Hükümlü sayısındaki artış, ceza infaz kurumlarının kapasite sınırlarına dayanması ve ceza hukukumuzun cezalandırma noktasındaki esas gayesi olan yeniden topluma kazandırma hedefleri, bu tür yasal düzenlemeleri zorunlu kılıyor. Ancak bu tahliye süreci yalnızca bir idari karar ya da sayısal bir veri değil; aynı zamanda hukuki, toplumsal ve güvenlik boyutlarıyla önemle ele alınması gereken çok katmanlı bir mesele. Türkiye’de ceza adalet sistemi, son yıllarda artan mahkûm sayısı ve cezaevlerinin kapasite sorunlarıyla karşı karşıya. Bu bağlamda, Adalet Bakanlığı’nın hazırladığı ve yaklaşık 55 bin hükümlünün tahliyesini öngören yeni infaz düzenlemesi, kamuoyunda geniş yankı uyandırdı. Bu yankı ile beraber ceza alanında etkinlik gösteren avukatların bu soru ile gelen müvekkillerce kapıları aşındı dersek mübalağ etmiş sayılmayız. Gelin telefonları susturmayan bu düzenlemenin detaylarına inelim:
Yasal Düzenlemenin Kapsamı
Adalet Bakanlığı’nın hazırladığı ceza yargı paketi, 31 Temmuz 2023 tarihinden önce suç işleyen ve halen cezaevinde bulunan hükümlüler için denetimli serbestlik süresini 3 yıl erkene çekmeyi öngörüyor. Ayrıca, mükerrer suçlardan dolayı cezasının tamamını (4/4) çeken hükümlülerin de tahliye edilmesinin önü açılıyor. Bu düzenlemeden terör suçlarından hüküm giyenler yararlanamayacak. Hasta tutuklularla ilgili düzenlemeler de taslakta yer alıyor; ancak terör suçlarından hükümlü olanlar bu kapsamda değerlendirilmeyecek.
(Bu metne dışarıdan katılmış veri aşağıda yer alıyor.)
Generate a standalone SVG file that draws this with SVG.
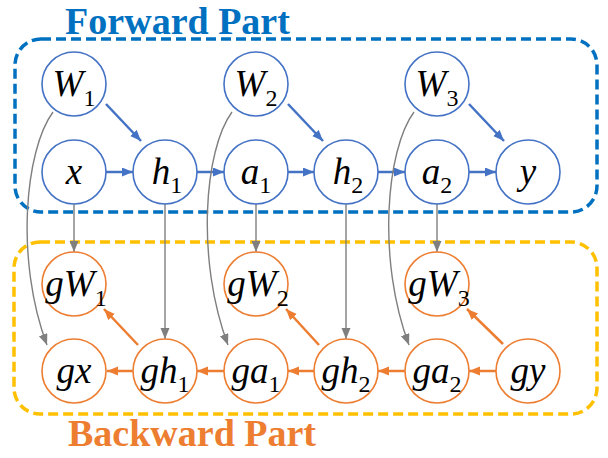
<svg xmlns="http://www.w3.org/2000/svg" width="608" height="458" viewBox="0 0 608 458">
<style>
.fn{fill:#fff;stroke:#4472C4;stroke-width:1.6}
.bn{fill:#fff;stroke:#ED7D31;stroke-width:1.6}
.lb{font-family:"Liberation Serif","Times New Roman",serif;font-style:italic;font-size:37px;fill:#000;text-anchor:middle}
.sb{font-style:normal;font-size:24px}
.fa{stroke:#4472C4;stroke-width:2.5;fill:none;marker-end:url(#ab)}
.ba{stroke:#ED7D31;stroke-width:2.5;fill:none;marker-end:url(#ao)}
.ga{stroke:#7F7F7F;stroke-width:1.4;fill:none;marker-end:url(#ag)}
.ttl{font-family:"Liberation Serif","Times New Roman",serif;font-weight:bold;font-size:38px;text-anchor:middle}
</style>
<defs>
<marker id="ab" markerUnits="userSpaceOnUse" markerWidth="12" markerHeight="10" refX="11" refY="4.5" orient="auto"><path d="M0,0 L11,4.5 L0,9 z" fill="#4472C4"/></marker>
<marker id="ao" markerUnits="userSpaceOnUse" markerWidth="12" markerHeight="10" refX="11" refY="4.5" orient="auto"><path d="M0,0 L11,4.5 L0,9 z" fill="#ED7D31"/></marker>
<marker id="ag" markerUnits="userSpaceOnUse" markerWidth="12" markerHeight="10" refX="11" refY="4.5" orient="auto"><path d="M0,0 L11,4.5 L0,9 z" fill="#7F7F7F"/></marker>
</defs>
<rect width="608" height="458" fill="#fff"/>
<g id="forward-box">
<rect x="15" y="39" width="582" height="173" rx="26" fill="none" stroke="#0070C0" stroke-width="3.5" stroke-dasharray="10 5"/>
<text class="ttl" x="177.5" y="34" fill="#0070C0">Forward Part</text>
</g>
<g id="backward-box">
<rect x="14" y="242" width="583" height="172" rx="26" fill="none" stroke="#FFC000" stroke-width="3.5" stroke-dasharray="10 5"/>
<text class="ttl" x="192" y="446" fill="#ED7D31">Backward Part</text>
</g>
<g id="connectors">
<line class="fa" x1="106" y1="172" x2="133" y2="172"/>
<line class="fa" x1="197" y1="172" x2="224" y2="172"/>
<line class="fa" x1="288" y1="172" x2="314" y2="172"/>
<line class="fa" x1="378" y1="172" x2="405" y2="172"/>
<line class="fa" x1="469" y1="172" x2="496" y2="172"/>
<line class="fa" x1="106" y1="104" x2="141" y2="141"/>
<line class="fa" x1="288" y1="104" x2="323" y2="141"/>
<line class="fa" x1="469" y1="104" x2="504" y2="141"/>
<line class="ga" x1="74" y1="204" x2="74" y2="252"/>
<line class="ga" x1="256" y1="204" x2="256" y2="252"/>
<line class="ga" x1="437" y1="204" x2="437" y2="252"/>
<line class="ga" x1="165" y1="204" x2="165" y2="339"/>
<line class="ga" x1="346" y1="204" x2="346" y2="339"/>
<path class="ga" d="M53,112 C25,150 15,260 47,345"/>
<path class="ga" d="M232,112 C204,150 196,260 228,345"/>
<path class="ga" d="M414,112 C386,150 377,260 409,345"/>
<line class="ba" x1="133" y1="371" x2="107" y2="371"/>
<line class="ba" x1="224" y1="371" x2="197" y2="371"/>
<line class="ba" x1="314" y1="371" x2="288" y2="371"/>
<line class="ba" x1="405" y1="371" x2="378" y2="371"/>
<line class="ba" x1="496" y1="371" x2="469" y2="371"/>
<line class="ba" x1="138" y1="345" x2="104" y2="309"/>
<line class="ba" x1="319" y1="345" x2="286" y2="309"/>
<line class="ba" x1="503" y1="344" x2="467" y2="309"/>
</g>
<g id="W1"><circle class="fn" cx="74" cy="84" r="32"/><text class="lb" x="74" y="96">W<tspan class="sb" dy="10">1</tspan></text></g>
<g id="W2"><circle class="fn" cx="256" cy="84" r="32"/><text class="lb" x="256" y="96">W<tspan class="sb" dy="10">2</tspan></text></g>
<g id="W3"><circle class="fn" cx="437" cy="84" r="32"/><text class="lb" x="437" y="96">W<tspan class="sb" dy="10">3</tspan></text></g>
<g id="x"><circle class="fn" cx="74" cy="172" r="32"/><text class="lb" x="74" y="184">x</text></g>
<g id="h1"><circle class="fn" cx="165" cy="172" r="32"/><text class="lb" x="167" y="184">h<tspan class="sb" dy="9">1</tspan></text></g>
<g id="a1"><circle class="fn" cx="256" cy="172" r="32"/><text class="lb" x="256" y="184">a<tspan class="sb" dy="9">1</tspan></text></g>
<g id="h2"><circle class="fn" cx="346" cy="172" r="32"/><text class="lb" x="348" y="184">h<tspan class="sb" dy="9">2</tspan></text></g>
<g id="a2"><circle class="fn" cx="437" cy="172" r="32"/><text class="lb" x="437" y="184">a<tspan class="sb" dy="9">2</tspan></text></g>
<g id="y"><circle class="fn" cx="528" cy="172" r="32"/><text class="lb" x="528" y="184">y</text></g>
<g id="gW1"><circle class="bn" cx="74" cy="284" r="32"/><text class="lb" x="76" y="296">gW<tspan class="sb" dy="10">1</tspan></text></g>
<g id="gW2"><circle class="bn" cx="256" cy="284" r="32"/><text class="lb" x="258" y="296">gW<tspan class="sb" dy="10">2</tspan></text></g>
<g id="gW3"><circle class="bn" cx="437" cy="284" r="32"/><text class="lb" x="439" y="296">gW<tspan class="sb" dy="10">3</tspan></text></g>
<g id="gx"><circle class="bn" cx="74" cy="371" r="32"/><text class="lb" x="74" y="383">gx</text></g>
<g id="gh1"><circle class="bn" cx="165" cy="371" r="32"/><text class="lb" x="165" y="383">gh<tspan class="sb" dy="9">1</tspan></text></g>
<g id="ga1"><circle class="bn" cx="256" cy="371" r="32"/><text class="lb" x="256" y="383">ga<tspan class="sb" dy="9">1</tspan></text></g>
<g id="gh2"><circle class="bn" cx="346" cy="371" r="32"/><text class="lb" x="346" y="383">gh<tspan class="sb" dy="9">2</tspan></text></g>
<g id="ga2"><circle class="bn" cx="437" cy="371" r="32"/><text class="lb" x="437" y="383">ga<tspan class="sb" dy="9">2</tspan></text></g>
<g id="gy"><circle class="bn" cx="528" cy="371" r="32"/><text class="lb" x="528" y="383">gy</text></g>
</svg>
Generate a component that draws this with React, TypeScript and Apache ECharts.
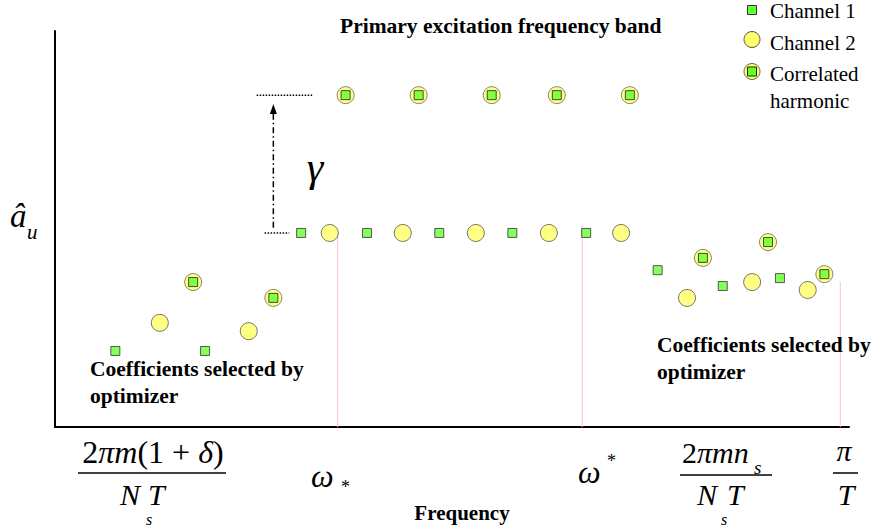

Cezaevlerindeki Kapasite Sorunu
Türkiye’deki cezaevlerinin kapasitesi yaklaşık 300 bin kişiyle sınırlı olmasına rağmen, mevcut tutuklu ve hükümlü sayısı 403 bine ulaşmış durumda. Bu da yaklaşık 103 bin kişilik kapasite fazlası anlamına geliyor. Yeni infaz düzenlemesinin, TBMM tatile girmeden yasalaşması ve cezaevlerindeki yoğunluğun bir ölçüde azaltılması hedefleniyor.
Toplumsal ve Hukuki Etkiler
Bu düzenleme, ceza adalet sisteminde eşitlik ilkesinin sağlanması açısından önemli bir adım olarak değerlendiriliyor. Adalet Bakanı Yılmaz Tunç, düzenlemenin bir af niteliği taşımadığını ve eşitlik ilkesine dayandığını belirtti. Ancak, bu tür düzenlemelerin toplumsal güvenlik vekamu vicdanı üzerindeki etkileri de dikkate alınmalıdır. Adalet Bakanlığı’nın hazırladığı yeni infaz düzenlemesi, cezaevlerindeki kapasite sorununu hafifletmeyi ve ceza adalet sisteminde eşitlik ilkesini sağlamayı amaçlıyor. Ancak, düzenlemenin toplumsal güvenlik ve kamu vicdanı üzerindeki etkileri dikkatle incelenmesi, üstünde durulması gereken noktalardır. Bu süreçte, hukukun üstünlüğü ve toplumsal adalet ilkeleri rehber olmalıdır.
İşbu “tahliye seli” olarak nitelenebilecek ve 55.000 hükümlünün özgürlüğe adımı manasına gelecek düzenleme kısa zamanda yürürlüğe girecek gibi görünüyor. Bu düzenlemenin toplumsal etkileri neler olacak bunu yaşayarak göreceğiz gibi duruyor. Hepinize özgür ve mutlu bir yaşam diliyorum sevgili okurlar.